Striking Chicago teachers vote on new contract proposal.
Chicago could be closing in on a close to its first teacher strike in 25 years.
All eyes are on the Chicago Teachers Union's roughly 800 delegates, scheduled to meet at 3 p.m. to discuss and further review the latest contract proposal solidified over the weekend.
A "yes" vote would send 350,000 students back to school as early as Wednesday. If they vote no, a judge on Wednesday morning will hear an injunction request from Mayor Rahm Emanuel's general counsel.
On the eve of the delegates' meeting, the head of the Chicago Teachers Union appeared calm, focused and cooperative. A decision to end the strike, however, is at the mercy of the democratic process, and Karen Lewis said she can't predict what delegates will do.
"I don't have a crystal ball.
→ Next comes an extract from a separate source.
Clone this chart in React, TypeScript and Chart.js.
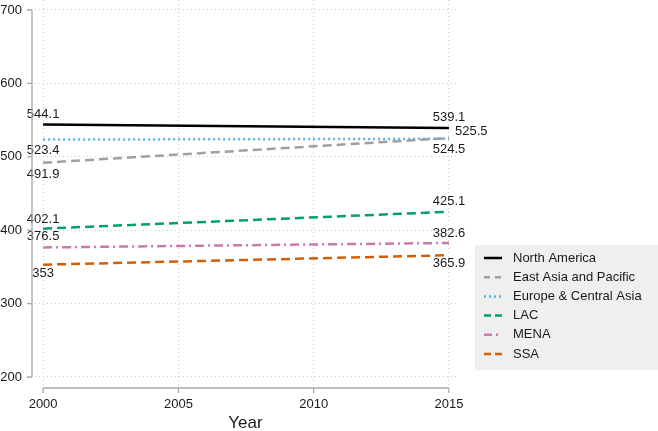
import React, { useEffect, useRef } from "react";
import { Chart, registerables } from "chart.js";

Chart.register(...registerables);

const years = [2000, 2015];
const seriesNames = [
  "North America",
  "East Asia and Pacific",
  "Europe & Central Asia",
  "LAC",
  "MENA",
  "SSA",
];
const northAmerica = [544.1, 539.1];
const eastAsiaPacific = [491.9, 525.5];
const europeCentralAsia = [523.4, 524.5];
const lac = [402.1, 425.1];
const mena = [376.5, 382.6];
const ssa = [353, 365.9];
const xTicks = [2000, 2005, 2010, 2015];
const yTicks = [200, 300, 400, 500, 600, 700];
const xTitle = "Year";

const seriesValues = [northAmerica, eastAsiaPacific, europeCentralAsia, lac, mena, ssa];
const colors = ["#000000", "#a0a0a0", "#56b4e9", "#009e73", "#cc79a7", "#d55e00"];
const dashes: number[][] = [[], [9, 5], [2, 3], [9, 5], [9, 4, 2, 4], [9, 5]];
const legendDashes: number[][] = [[], [6, 5], [2, 3], [7, 4], [8, 4, 2, 4], [7, 4]];
// label placement per series / point: [dx, dy, align]
const labelPlacement: [number, number, CanvasTextAlign][][] = [
  [[0, -10, "center"], [0, -11, "center"]],
  [[0, 12, "center"], [6, -7, "left"]],
  [[0, 11, "center"], [0, 11, "center"]],
  [[0, -9, "center"], [0, -10, "center"]],
  [[0, -11, "center"], [0, -10, "center"]],
  [[0, 9, "center"], [0, 8, "center"]],
];

const FONT = "'Liberation Sans', Arial, Helvetica, sans-serif";

const axesPlugin = {
  id: "customAxes",
  afterDraw(chart: any) {
    const ctx = chart.ctx;
    const xs = chart.scales.x;
    const ys = chart.scales.y;
    ctx.save();
    ctx.strokeStyle = "#a8a8a8";
    ctx.lineWidth = 1.3;
    ctx.setLineDash([]);
    const axX = chart.chartArea.left - 3;
    const yTop = ys.getPixelForValue(yTicks[yTicks.length - 1]);
    const yBot = ys.getPixelForValue(yTicks[0]);
    ctx.beginPath();
    ctx.moveTo(axX, yTop);
    ctx.lineTo(axX, yBot);
    yTicks.forEach((t) => {
      const p = ys.getPixelForValue(t);
      ctx.moveTo(axX - 5, p);
      ctx.lineTo(axX, p);
    });
    const axY = chart.chartArea.bottom + 3;
    const xL = xs.getPixelForValue(xTicks[0]);
    const xR = xs.getPixelForValue(xTicks[xTicks.length - 1]);
    ctx.moveTo(xL, axY);
    ctx.lineTo(xR, axY);
    xTicks.forEach((t) => {
      const p = xs.getPixelForValue(t);
      ctx.moveTo(p, axY);
      ctx.lineTo(p, axY + 5);
    });
    ctx.stroke();
    ctx.restore();
  },
};

const labelsPlugin = {
  id: "pointLabels",
  afterDatasetsDraw(chart: any) {
    const ctx = chart.ctx;
    ctx.save();
    ctx.font = `13px ${FONT}`;
    ctx.fillStyle = "#1a1a1a";
    ctx.textBaseline = "middle";
    chart.data.datasets.forEach((ds: any, i: number) => {
      const meta = chart.getDatasetMeta(i);
      meta.data.forEach((pt: any, j: number) => {
        const [dx, dy, align] = labelPlacement[i][j];
        ctx.textAlign = align;
        ctx.fillText(String(ds.data[j].y), pt.x + dx, pt.y + dy);
      });
    });
    ctx.restore();
  },
};

const legendPlugin = {
  id: "customLegend",
  afterDraw(chart: any) {
    const ctx = chart.ctx;
    const boxX = chart.chartArea.right + 19;
    const boxY = 245;
    const boxW = chart.width - boxX;
    const rowH = 19.2;
    const boxH = 12 + rowH * seriesNames.length - 2;
    ctx.save();
    ctx.fillStyle = "#efefef";
    ctx.fillRect(boxX, boxY, boxW, boxH);
    ctx.font = `13px ${FONT}`;
    ctx.textBaseline = "middle";
    ctx.textAlign = "left";
    chart.data.datasets.forEach((ds: any, i: number) => {
      const cy = boxY + 13 + i * rowH;
      ctx.strokeStyle = ds.borderColor;
      ctx.lineWidth = 2.5;
      ctx.setLineDash(legendDashes[i]);
      ctx.beginPath();
      ctx.moveTo(boxX + 9, cy);
      ctx.lineTo(boxX + 27, cy);
      ctx.stroke();
      ctx.setLineDash([]);
      ctx.fillStyle = "#1a1a1a";
      ctx.fillText(ds.label, boxX + 38, cy);
    });
    ctx.restore();
  },
};

export default function App() {
  const ref = useRef<HTMLCanvasElement | null>(null);
  useEffect(() => {
    document.body.style.margin = "0";
    const canvas = ref.current;
    if (!canvas) return;
    const datasets = seriesNames.map((name, i) => ({
      label: name,
      data: years.map((yr, j) => ({ x: yr, y: seriesValues[i][j] })),
      borderColor: colors[i],
      backgroundColor: colors[i],
      borderWidth: 2.5,
      borderDash: dashes[i],
      pointRadius: 0,
      fill: false,
      tension: 0,
    }));
    const chart = new Chart(canvas, {
      type: "line",
      data: { datasets },
      plugins: [axesPlugin, labelsPlugin, legendPlugin],
      options: {
        animation: false,
        responsive: false,
        devicePixelRatio: 1,
        layout: { padding: { top: 0, right: 202, bottom: 0, left: 0 } },
        plugins: { legend: { display: false }, tooltip: { enabled: false } },
        scales: {
          x: {
            type: "linear",
            min: 1999.7,
            max: 2015.26,
            afterBuildTicks: (s: any) => {
              s.ticks = xTicks.map((v) => ({ value: v }));
            },
            afterFit: (s: any) => {
              s.height = 46;
              s.paddingLeft = 0;
              s.paddingRight = 0;
            },
            grid: { color: "#cccccc", lineWidth: 1, drawTicks: false },
            border: { display: false, dash: [1, 3] },
            ticks: {
              callback: (v: any) => String(v),
              font: { family: FONT, size: 13 },
              color: "#1a1a1a",
              padding: 12,
              maxRotation: 0,
              autoSkip: false,
            },
            title: {
              display: true,
              text: xTitle,
              font: { family: FONT, size: 17 },
              color: "#1a1a1a",
              padding: { top: 0, bottom: -3 },
            },
          },
          y: {
            type: "linear",
            min: 189.1,
            max: 713.6,
            afterBuildTicks: (s: any) => {
              s.ticks = yTicks.map((v) => ({ value: v }));
            },
            afterFit: (s: any) => {
              s.width = 35;
              s.paddingTop = 0;
              s.paddingBottom = 0;
            },
            grid: { color: "#cccccc", lineWidth: 1, drawTicks: false },
            border: { display: false, dash: [1, 3] },
            ticks: {
              callback: (v: any) => String(v),
              font: { family: FONT, size: 13 },
              color: "#1a1a1a",
              padding: 13,
              autoSkip: false,
            },
          },
        },
      },
    });
    return () => chart.destroy();
  }, []);
  return (
    <div style={{ width: 658, height: 431 }}>
      <canvas ref={ref} width={658} height={431} style={{ display: "block" }} />
    </div>
  );
}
I've said that throughout this entire process," Lewis said Monday night. "I mean, the key to this is that this a democratic process. Our union is made up of people who sit down and have their own opinions and come to their own conclusions about where they want to be and what they expect."
Lewis said her constituents have been busy reviewing the document. There were no meetings or discussions Monday in observance of the Jewish holiday Rosh Hashanah, which began at sunset on Sunday.
"We do know that people have had time to read what is available, and that is what is important," she said.